# Illustrated London News Downloader

This notebook downloads zip files containing JPEG 2000 images from the Internet Archive. While it was originally designed for the Illustrated London News collection from 1842 to 1849, you can use it for any collection on the Internet Archive.

## What This Code Does

1. It connects to the Internet Archive.
2. It finds all the zip files for a specified collection.
3. It downloads these zip files to a specified location on your computer.
4. It checks for existing files, allowing you to resume interrupted downloads.

## Requirements

To use this code, you'll need:

1. Python installed on your computer
2. The `internetarchive` library

You can install the required library by uncommenting and running the cell below:

In [None]:
#pip install internetarchive

## Importing Required Libraries

We start by importing the necessary libraries:

In [None]:
import internetarchive as ia
from pathlib import Path
from internetarchive import get_item
import concurrent.futures

## Defining Helper Functions

Now we define two functions that will help us download the files:

In [None]:
def download_file(item_id, file_name, download_path):
    print(f"Downloading {file_name}...")
    get_item(item_id).download(files=file_name, destdir=str(download_path))
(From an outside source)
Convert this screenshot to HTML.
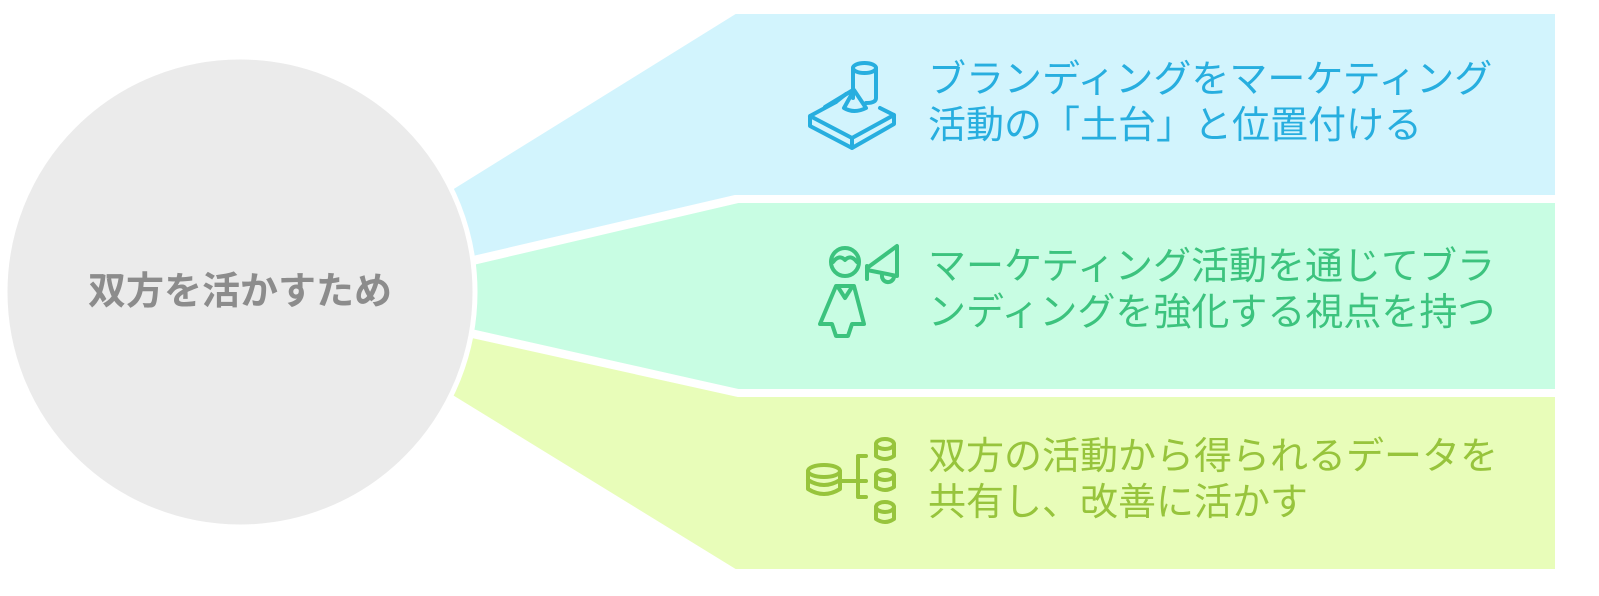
<!DOCTYPE html>
<html><head><meta charset="utf-8"><style>
body{margin:0;background:#fff;width:1599px;height:596px;overflow:hidden;position:relative;font-family:"Liberation Sans","Noto Sans CJK JP",sans-serif}
.t{position:absolute;left:928px;font-size:38px;line-height:46px;white-space:nowrap}
</style></head><body>
<svg width="1599" height="596" style="position:absolute;left:0;top:0">
<polygon points="400,220 735,12 1557,12 1557,197 735,197 400,275" fill="#d2f4fd" stroke="#fff" stroke-width="4"/>
<polygon points="400,280 738,201 1557,201 1557,391 738,391 400,315" fill="#c8fde3" stroke="#fff" stroke-width="4"/>
<polygon points="400,320 738,395 1557,395 1557,571 735,571 400,365" fill="#e8fdb9" stroke="#fff" stroke-width="4"/>
<circle cx="240" cy="292" r="235" fill="#ebebeb" stroke="#fff" stroke-width="5"/>
<g fill="none" stroke="#27aedf" stroke-width="4" stroke-linecap="round" stroke-linejoin="round">
<path d="M853,68 v30 M876,68 v30 q0,5 -10,5"/>
<ellipse cx="864.5" cy="68" rx="11.5" ry="5"/>
<path d="M854,90 l-10,18 q10,6 22,0 z"/>
<path d="M853,90 L825,107 M836,102 L810,116 v10 L852,148 L894,124 v-9 L880,108 M810,116 L852,138 L894,115 M852,138 v10"/>
<path d="M846,94 L836,102"/>
</g>
<g fill="none" stroke="#3cc37e" stroke-width="4" stroke-linecap="round" stroke-linejoin="round">
<circle cx="845" cy="262" r="14"/>
<path d="M833,262 q6,-8 12,-2 q6,-6 12,2"/>
<path d="M836,286 h18 l10,38 h-12 l-4,12 h-12 l-4,-12 h-12 z M838,287 l7,11 l7,-11"/>
<path d="M867,266 v13 M867,268 l30,-22 v30 l-30,-6"/>
<path d="M882,275 a6,6 0 0 0 12,2"/>
</g>
<g fill="none" stroke="#97c43c" stroke-width="4" stroke-linecap="round" stroke-linejoin="round">
<ellipse cx="824" cy="471" rx="16" ry="6"/>
<path d="M808,471 v18 q16,10 32,0 v-18 M808,480 q16,10 32,0"/>
<path d="M840,481 h26 M866,456 h-8 v41 h8"/>
<ellipse cx="885" cy="444" rx="9" ry="5"/><path d="M876,444 v12 q9,6 18,0 v-12"/>
<ellipse cx="885" cy="475" rx="9" ry="5"/><path d="M876,475 v12 q9,6 18,0 v-12"/>
<ellipse cx="885" cy="507" rx="9" ry="5"/><path d="M876,507 v12 q9,6 18,0 v-12"/>
</g>
</svg>
<div style="position:absolute;left:7px;width:466px;top:268px;text-align:center;font-size:38px;font-weight:bold;color:#8c8c8c;line-height:48px">双方を活かすため</div>
<div class="t" style="top:57px;color:#27aedf">ブランディングをマーケティング<br>活動の「土台」と位置付ける</div>
<div class="t" style="top:244px;color:#3cc37e">マーケティング活動を通じてブラ<br>ンディングを強化する視点を持つ</div>
<div class="t" style="top:434px;color:#97c43c">双方の活動から得られるデータを<br>共有し、改善に活かす</div>
</body></html>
def download_zips(item_id, download_path):
    # Create a Path object for the download directory
    download_path = Path(download_path)
    download_path.mkdir(parents=True, exist_ok=True)  # Ensure the directory exists

    # Fetch the item from Internet Archive
    item = get_item(item_id)

    # Prepare to download files using threading
    with concurrent.futures.ThreadPoolExecutor() as executor:
        futures = []
        for file in item.files:
            if file['name'].endswith('.zip'):
                file_path = download_path / file['name']
                if not file_path.exists():  # Check if the file already exists
                    # Schedule the download
                    futures.append(executor.submit(download_file, item_id, file['name'], download_path))
                else:
                    print(f"{file['name']} already exists.")

        # Wait for all downloads to complete
        concurrent.futures.wait(futures)

### Explanation of the Functions

1. `download_file(item_id, file_name, download_path)`:
   - This function downloads a single file from the Internet Archive.
   - It prints the name of the file being downloaded and uses the `get_item()` function to fetch and download the file.

2. `download_zips(item_id, download_path)`:
   - This is the main function that manages the download process.
   - It creates a folder to store the downloads if it doesn't exist.
   - It fetches information about the collection we want to download.
   - It then looks at each file in the collection:
     - If it's a zip file and hasn't been downloaded yet, it starts a download.
     - If the file already exists, it skips it and prints a message.
   - It uses multiple threads to download files simultaneously, making the process faster.

### Resuming Interrupted Downloads

An important feature of this code is its ability to resume interrupted downloads. Here's how it works:

1. Before downloading each file, the code checks if the file already exists in the download directory.
2. If the file exists, it skips that file and moves on to the next one.
3. If the file doesn't exist, it proceeds with the download.

This means that if your download process is interrupted (e.g., due to internet disconnection or if you stop the notebook), you can simply run the code again, and it will:
- Skip all the files that were already successfully downloaded
- Continue downloading from where it left off

This feature saves time and bandwidth by avoiding re-downloading files that are already complete.

## Downloading the Files

Now we can use these functions to download the collection. You can set your own `item_id` and `download_path`:

In [None]:
# Specify the item ID from the Internet Archive
item_id = 'illustrated-london-news-1842-1849'  # You can change this to any other collection ID

# Specify the download path
download_path = './downloads'  # You can change this to any folder on your computer

In [None]:
# Call the function to download zip files
download_zips(item_id, download_path)

## Note

- This script will download all zip files from the specified Internet Archive collection. Make sure you have enough space on your hard drive and a stable internet connection before running it.
- You can change the `item_id` to download from a different collection. Visit archive.org and find the identifier of the collection you want to download.
- You can change the `download_path` to save the files to a different location on your computer.
- If you stop the download process and restart it later, it will automatically skip files that have already been downloaded and continue with the remaining files. This makes it easy to resume interrupted downloads without having to start over from the beginning.